Cache responses as files in Azure Blob Storage
Build the master-data response once and store it as a file in Azure Blob Storage. On the next request, the API just returns a pre-signed Azure Blob URL — the client downloads straight from Blob storage and the API does no heavy processing at all. The cache is invalidated/rebuilt only when the underlying master data actually changes.
After the fix — the fast path
flowchart TD
C[Client requests master data] --> API{Cache fresh
in Azure Blob?}
API -->|Yes — almost always| URL[API returns pre-signed Blob URL
no ORM, no heavy work]
URL --> DL[Client downloads file
directly from Azure Blob Storage]
DL --> FREE[App server stays free
→ no 500s on other pages]
API -->|No — only when data changed| BUILD[Drizzle direct query builds file once]
BUILD --> STORE[Store file in Azure Blob + bump version]
STORE --> URL
W[Master data is edited] -.invalidate.-> API
classDef good fill:#dcfce7,stroke:#22c55e,color:#14532d;
classDef neutral fill:#f1f5f9,stroke:#94a3b8,color:#334155;
classDef build fill:#dbeafe,stroke:#3b82f6,color:#1e3a8a;
class C,API neutral;
class URL,DL,FREE good;
class BUILD,STORE,W build;
The expensive build runs once per data change (the dashed path), not once per request. Almost every request takes the green path and never touches the ORM.
Request flow after the fix
- ✓Client asks for master data → API returns a pre-signed Azure Blob URL (no 1,000-row fetch, no ORM work).
- ✓Client downloads the cached file directly from Azure Blob Storage, not from our app server.
- ✓The app server stays free for everything else → no more resource starvation, no more random 500s on the landing page.

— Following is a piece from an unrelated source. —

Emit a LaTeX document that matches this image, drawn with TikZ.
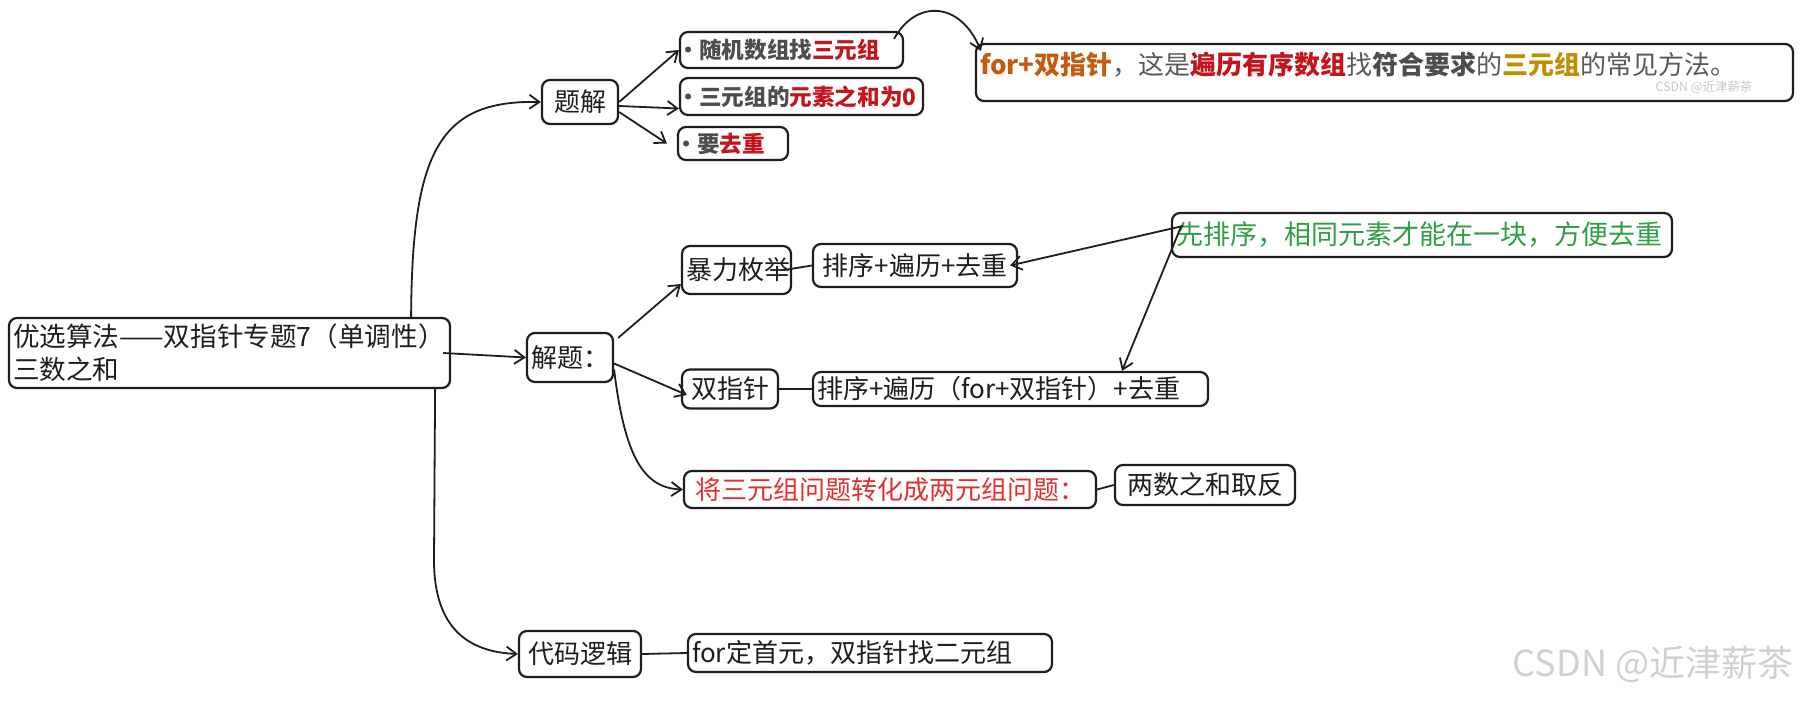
\documentclass[tikz,border=0pt]{standalone}
\usepackage{fontspec}
\newfontfamily\cjk{Noto Sans CJK SC}
\usetikzlibrary{arrows.meta}
\definecolor{ink}{HTML}{1E1E1E}
\definecolor{gtxt}{HTML}{4D4D4D}
\definecolor{rtxt}{HTML}{C3161C}
\definecolor{otxt}{HTML}{C55A11}
\definecolor{ytxt}{HTML}{BF8F00}
\definecolor{ltxt}{HTML}{595959}
\definecolor{grn}{HTML}{2F9E44}
\definecolor{redtwo}{HTML}{E03131}
\definecolor{wmk}{HTML}{D0D0D0}
\definecolor{wmksmall}{HTML}{C8C8C8}
\newcommand{\bul}{\raisebox{2.4pt}{\fontsize{7pt}{7pt}\selectfont$\bullet$}\hspace{3.5pt}}
\tikzset{
  box/.style={draw=ink, line width=1.1pt, rounded corners=4pt, inner xsep=2pt, inner ysep=0pt,
    align=center, text=ink, font=\cjk\fontsize{13pt}{16pt}\selectfont},
  bbox/.style={box, align=left, text=gtxt, font=\cjk\bfseries\fontsize{11.3pt}{13pt}\selectfont},
  arr/.style={draw=ink, line width=0.9pt, -{Straight Barb[length=5pt,width=7pt]}},
  link/.style={draw=ink, line width=0.9pt}
}
\begin{document}
\begin{tikzpicture}[x=0.5pt,y=-0.5pt]
\fill[white] (0,0) rectangle (1800,702);
\useasboundingbox (0,0) rectangle (1800,702);

% nodes
\node[box, align=left, text width=216.5pt, minimum height=35pt,
      font=\cjk\fontsize{13.3pt}{16.5pt}\selectfont] (root) at (229.5,353)
      {\mbox{优选算法——双指针专题7（单调性）}\\三数之和};
\node[box, text width=34pt, minimum height=22pt] (tj) at (580,102) {题解};
\node[bbox, text width=107.5pt, minimum height=18pt] (rand) at (791.5,50)
      {\bul 随机数组找\textcolor{rtxt}{三元组}};
\node[bbox, text width=117.5pt, minimum height=18.5pt] (sum) at (801.5,96.5)
      {\bul 三元组的\textcolor{rtxt}{元素之和为0}};
\node[bbox, text width=51pt, minimum height=16.5pt] (dedup) at (733,143.5)
      {\bul 要\textcolor{rtxt}{去重}};
\node[box, align=left, text width=404.5pt, text height=15.4pt, text depth=13.1pt,
      text=ltxt, font=\cjk\fontsize{13pt}{15pt}\selectfont] (forbox) at (1384.5,72.5)
      {\textcolor{otxt}{\bfseries for+双指针}，这是\textcolor{rtxt}{\bfseries 遍历有序数组}找{\bfseries\color{gtxt}符合要求}的\textcolor{ytxt}{\bfseries 三元组}的常见方法。};
\node[inner sep=0pt, text=wmksmall, font=\cjk\fontsize{6.2pt}{7pt}\selectfont] (wmone) at (1704,87)
      {CSDN @近津薪茶};

\node[box, text width=39pt, minimum height=24.5pt] (jt) at (570,357.5) {解题：};
\node[box, text width=50.5pt, minimum height=24pt] (bl) at (736.5,270) {暴力枚举};
\node[box, text width=98pt, minimum height=21.5pt] (sbq) at (915,265.5) {排序+遍历+去重};
\node[box, align=left, text width=246pt, minimum height=22pt, text=grn,
      font=\cjk\fontsize{13.5pt}{16pt}\selectfont] (xpx) at (1422,235)
      {先排序，相同元素才能在一块，方便去重};
\node[box, text width=44pt, minimum height=19.5pt] (szz) at (730,389) {双指针};
\node[box, align=left, text width=193.5pt, minimum height=17pt] (sbl) at (1010.5,389)
      {排序+遍历（for+双指针）+去重};
\node[box, text width=202pt, minimum height=18.5pt, text=redtwo] (njs) at (890,489.5)
      {将三元组问题转化成两元组问题：};
\node[box, text width=86pt, minimum height=20pt] (lsh) at (1205,485) {两数之和取反};
\node[box, text width=57pt, minimum height=23pt] (dml) at (580,654) {代码逻辑};
\node[box, align=left, text width=178pt, minimum height=19pt] (fdy) at (870,653)
      {for定首元，双指针找二元组};

\node[inner sep=0pt, text=wmk, font=\cjk\fontsize{18pt}{20pt}\selectfont] (wmtwo) at (1653,664)
      {CSDN @近津薪茶};

% connectors
\draw[arr] ([xshift=-20pt]root.north east) .. controls (412,150) and (440,100) .. (tj.west);
\draw[arr] ([xshift=-4pt]root.east) -- (jt.west);
\draw[arr] ([xshift=-8pt]root.south east) -- (434,560) .. controls (434,630) and (470,652) .. (dml.west);

\draw[arr] (tj.east) -- (rand.west);
\draw[arr] ([yshift=-2pt]tj.east) -- ([yshift=-6pt]sum.west);
\draw[arr] ([yshift=-5pt]tj.east) -- ([xshift=-5pt]dedup.west);
\draw[arr] ([xshift=-5pt,yshift=-4pt]rand.north east) .. controls (915,0) and (960,0) .. ([xshift=3pt,yshift=-4pt]forbox.north west);

\draw[arr] ([xshift=2pt,yshift=-3pt]jt.north east) -- ([yshift=-7pt]bl.west);
\draw[arr] ([yshift=-3pt]jt.east) -- ([xshift=3pt,yshift=-3pt]szz.west);
\draw[arr] ([yshift=-6pt]jt.east) .. controls (625,460) and (645,488) .. (njs.west);

\draw[link] (sbq.west) -- ([xshift=-4pt]bl.east);
\draw[arr] ([xshift=6pt,yshift=4.5pt]xpx.west) -- ([xshift=-4pt]sbq.east);
\draw[arr] ([xshift=5pt,yshift=4pt]xpx.west) -- ([xshift=55.75pt]sbl.north);
\draw[link] (szz.east) -- (sbl.west);
\draw[link] (njs.east) -- (lsh.west);
\draw[link] (dml.east) -- (fdy.west);
\end{tikzpicture}
\end{document}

- ✓Cache rebuilds only when master data changes — heavy work happens once per change, not once per request.
Effort Estimate
Landing-page side only
| Task | Hours |
|---|---|
| Rewrite master-data logic to query directly with Drizzle (drop the ORM layer) | 2h |
| Set up Azure Storage for staging | 2h |
| Implement cache logic + cache-invalidation logic | 8h |
| Set up Azure Storage for production environment | 1h |
| Total | ~13h |
This estimate covers the landing-page / API side only. It does not include the effort needed on the WPA side to consume the new pre-signed-URL response — that will be estimated and owned separately.